--- Dataset section ---
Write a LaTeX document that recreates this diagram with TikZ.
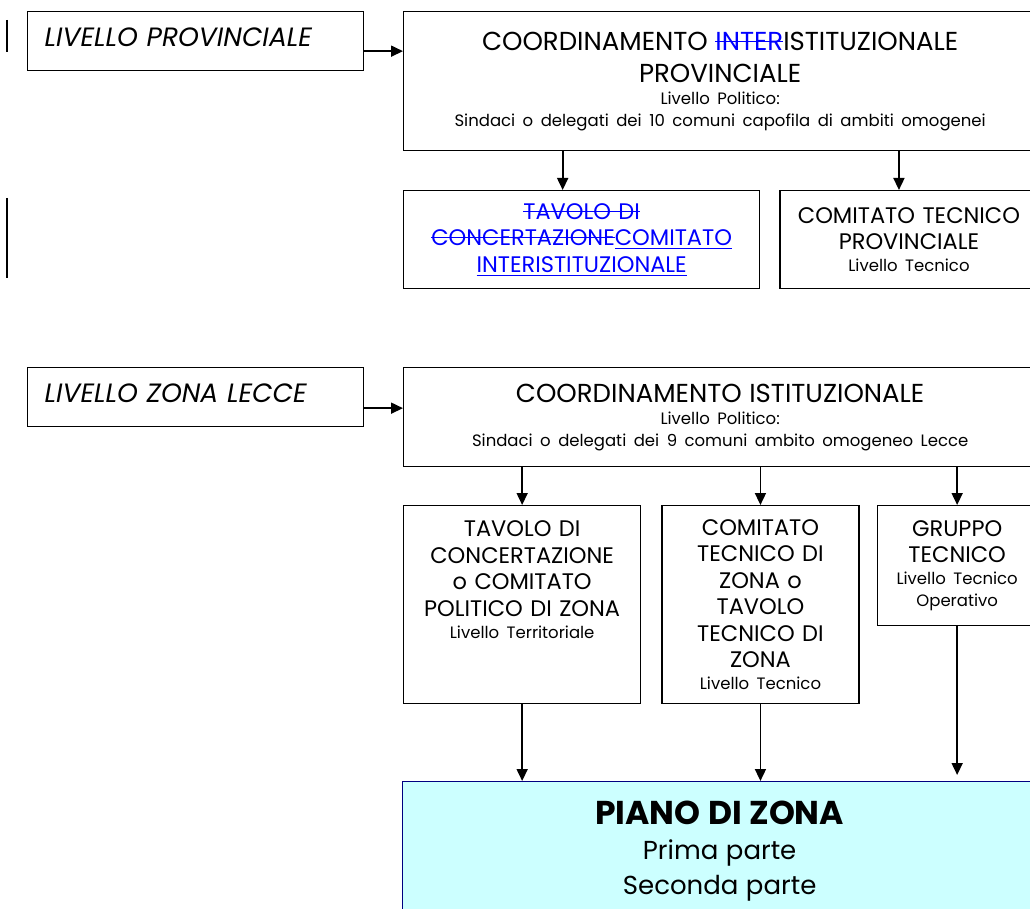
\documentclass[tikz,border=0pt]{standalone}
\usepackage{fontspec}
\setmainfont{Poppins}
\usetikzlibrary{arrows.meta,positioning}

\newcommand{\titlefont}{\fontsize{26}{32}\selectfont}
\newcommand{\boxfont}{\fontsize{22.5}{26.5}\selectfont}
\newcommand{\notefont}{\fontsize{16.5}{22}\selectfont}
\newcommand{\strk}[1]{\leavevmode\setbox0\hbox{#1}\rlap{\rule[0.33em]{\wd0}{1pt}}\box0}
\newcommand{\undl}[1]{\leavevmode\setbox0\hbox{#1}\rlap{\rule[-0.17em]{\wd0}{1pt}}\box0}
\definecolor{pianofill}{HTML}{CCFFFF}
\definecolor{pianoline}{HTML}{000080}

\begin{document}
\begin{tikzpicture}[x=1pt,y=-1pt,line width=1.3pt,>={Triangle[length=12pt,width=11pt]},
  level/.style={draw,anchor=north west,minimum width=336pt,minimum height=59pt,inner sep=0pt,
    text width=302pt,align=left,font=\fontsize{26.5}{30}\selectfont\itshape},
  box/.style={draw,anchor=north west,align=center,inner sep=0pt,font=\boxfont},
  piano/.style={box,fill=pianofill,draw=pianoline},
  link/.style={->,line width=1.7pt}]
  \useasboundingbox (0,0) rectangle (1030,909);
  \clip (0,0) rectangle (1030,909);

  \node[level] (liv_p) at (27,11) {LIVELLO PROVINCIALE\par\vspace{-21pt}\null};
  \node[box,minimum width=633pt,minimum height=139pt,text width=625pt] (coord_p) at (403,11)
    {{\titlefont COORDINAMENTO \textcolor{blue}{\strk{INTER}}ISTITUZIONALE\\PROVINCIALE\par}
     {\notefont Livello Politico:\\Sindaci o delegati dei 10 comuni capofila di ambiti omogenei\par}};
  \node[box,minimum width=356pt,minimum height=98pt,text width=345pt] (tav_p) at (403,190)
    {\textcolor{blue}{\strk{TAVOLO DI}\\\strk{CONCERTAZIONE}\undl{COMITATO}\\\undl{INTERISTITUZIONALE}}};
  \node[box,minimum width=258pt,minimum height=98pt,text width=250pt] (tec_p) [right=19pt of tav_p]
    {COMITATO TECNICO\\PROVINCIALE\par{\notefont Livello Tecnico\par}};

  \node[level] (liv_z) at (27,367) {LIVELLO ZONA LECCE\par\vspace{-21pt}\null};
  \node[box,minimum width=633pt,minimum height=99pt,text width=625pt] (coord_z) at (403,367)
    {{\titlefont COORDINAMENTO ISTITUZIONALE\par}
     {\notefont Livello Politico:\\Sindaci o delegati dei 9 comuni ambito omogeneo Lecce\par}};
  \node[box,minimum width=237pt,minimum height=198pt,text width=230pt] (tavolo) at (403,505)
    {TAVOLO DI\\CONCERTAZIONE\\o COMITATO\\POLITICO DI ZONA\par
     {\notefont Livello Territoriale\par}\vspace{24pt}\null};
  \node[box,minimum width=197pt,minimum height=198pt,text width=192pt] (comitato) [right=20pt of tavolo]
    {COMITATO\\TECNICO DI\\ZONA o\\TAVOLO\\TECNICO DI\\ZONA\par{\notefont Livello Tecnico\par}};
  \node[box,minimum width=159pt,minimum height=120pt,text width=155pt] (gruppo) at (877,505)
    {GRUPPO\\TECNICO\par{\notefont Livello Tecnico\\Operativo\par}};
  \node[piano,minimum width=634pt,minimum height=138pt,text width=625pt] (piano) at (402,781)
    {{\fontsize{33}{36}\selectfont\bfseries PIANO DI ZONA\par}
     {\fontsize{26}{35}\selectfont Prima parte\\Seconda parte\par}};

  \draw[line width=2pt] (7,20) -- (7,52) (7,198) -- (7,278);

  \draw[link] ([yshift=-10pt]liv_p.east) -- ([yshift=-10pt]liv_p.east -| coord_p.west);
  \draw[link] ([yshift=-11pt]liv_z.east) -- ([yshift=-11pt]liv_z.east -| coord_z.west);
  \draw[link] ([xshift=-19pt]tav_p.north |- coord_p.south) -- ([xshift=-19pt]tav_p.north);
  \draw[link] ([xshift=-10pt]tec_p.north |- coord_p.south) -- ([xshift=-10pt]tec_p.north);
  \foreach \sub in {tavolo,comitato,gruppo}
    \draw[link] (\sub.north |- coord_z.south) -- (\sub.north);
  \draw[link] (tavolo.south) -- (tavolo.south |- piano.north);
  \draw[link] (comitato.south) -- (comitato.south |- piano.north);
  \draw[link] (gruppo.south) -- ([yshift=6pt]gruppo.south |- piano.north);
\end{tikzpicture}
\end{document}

--- Task to carry out ---
Restate the whole listing above exactly, please, omitting every image.

--- Result ---
Write a LaTeX document that recreates this diagram with TikZ.
\documentclass[tikz,border=0pt]{standalone}
\usepackage{fontspec}
\setmainfont{Poppins}
\usetikzlibrary{arrows.meta,positioning}

\newcommand{\titlefont}{\fontsize{26}{32}\selectfont}
\newcommand{\boxfont}{\fontsize{22.5}{26.5}\selectfont}
\newcommand{\notefont}{\fontsize{16.5}{22}\selectfont}
\newcommand{\strk}[1]{\leavevmode\setbox0\hbox{#1}\rlap{\rule[0.33em]{\wd0}{1pt}}\box0}
\newcommand{\undl}[1]{\leavevmode\setbox0\hbox{#1}\rlap{\rule[-0.17em]{\wd0}{1pt}}\box0}
\definecolor{pianofill}{HTML}{CCFFFF}
\definecolor{pianoline}{HTML}{000080}

\begin{document}
\begin{tikzpicture}[x=1pt,y=-1pt,line width=1.3pt,>={Triangle[length=12pt,width=11pt]},
  level/.style={draw,anchor=north west,minimum width=336pt,minimum height=59pt,inner sep=0pt,
    text width=302pt,align=left,font=\fontsize{26.5}{30}\selectfont\itshape},
  box/.style={draw,anchor=north west,align=center,inner sep=0pt,font=\boxfont},
  piano/.style={box,fill=pianofill,draw=pianoline},
  link/.style={->,line width=1.7pt}]
  \useasboundingbox (0,0) rectangle (1030,909);
  \clip (0,0) rectangle (1030,909);

  \node[level] (liv_p) at (27,11) {LIVELLO PROVINCIALE\par\vspace{-21pt}\null};
  \node[box,minimum width=633pt,minimum height=139pt,text width=625pt] (coord_p) at (403,11)
    {{\titlefont COORDINAMENTO \textcolor{blue}{\strk{INTER}}ISTITUZIONALE\\PROVINCIALE\par}
     {\notefont Livello Politico:\\Sindaci o delegati dei 10 comuni capofila di ambiti omogenei\par}};
  \node[box,minimum width=356pt,minimum height=98pt,text width=345pt] (tav_p) at (403,190)
    {\textcolor{blue}{\strk{TAVOLO DI}\\\strk{CONCERTAZIONE}\undl{COMITATO}\\\undl{INTERISTITUZIONALE}}};
  \node[box,minimum width=258pt,minimum height=98pt,text width=250pt] (tec_p) [right=19pt of tav_p]
    {COMITATO TECNICO\\PROVINCIALE\par{\notefont Livello Tecnico\par}};

  \node[level] (liv_z) at (27,367) {LIVELLO ZONA LECCE\par\vspace{-21pt}\null};
  \node[box,minimum width=633pt,minimum height=99pt,text width=625pt] (coord_z) at (403,367)
    {{\titlefont COORDINAMENTO ISTITUZIONALE\par}
     {\notefont Livello Politico:\\Sindaci o delegati dei 9 comuni ambito omogeneo Lecce\par}};
  \node[box,minimum width=237pt,minimum height=198pt,text width=230pt] (tavolo) at (403,505)
    {TAVOLO DI\\CONCERTAZIONE\\o COMITATO\\POLITICO DI ZONA\par
     {\notefont Livello Territoriale\par}\vspace{24pt}\null};
  \node[box,minimum width=197pt,minimum height=198pt,text width=192pt] (comitato) [right=20pt of tavolo]
    {COMITATO\\TECNICO DI\\ZONA o\\TAVOLO\\TECNICO DI\\ZONA\par{\notefont Livello Tecnico\par}};
  \node[box,minimum width=159pt,minimum height=120pt,text width=155pt] (gruppo) at (877,505)
    {GRUPPO\\TECNICO\par{\notefont Livello Tecnico\\Operativo\par}};
  \node[piano,minimum width=634pt,minimum height=138pt,text width=625pt] (piano) at (402,781)
    {{\fontsize{33}{36}\selectfont\bfseries PIANO DI ZONA\par}
     {\fontsize{26}{35}\selectfont Prima parte\\Seconda parte\par}};

  \draw[line width=2pt] (7,20) -- (7,52) (7,198) -- (7,278);

  \draw[link] ([yshift=-10pt]liv_p.east) -- ([yshift=-10pt]liv_p.east -| coord_p.west);
  \draw[link] ([yshift=-11pt]liv_z.east) -- ([yshift=-11pt]liv_z.east -| coord_z.west);
  \draw[link] ([xshift=-19pt]tav_p.north |- coord_p.south) -- ([xshift=-19pt]tav_p.north);
  \draw[link] ([xshift=-10pt]tec_p.north |- coord_p.south) -- ([xshift=-10pt]tec_p.north);
  \foreach \sub in {tavolo,comitato,gruppo}
    \draw[link] (\sub.north |- coord_z.south) -- (\sub.north);
  \draw[link] (tavolo.south) -- (tavolo.south |- piano.north);
  \draw[link] (comitato.south) -- (comitato.south |- piano.north);
  \draw[link] (gruppo.south) -- ([yshift=6pt]gruppo.south |- piano.north);
\end{tikzpicture}
\end{document}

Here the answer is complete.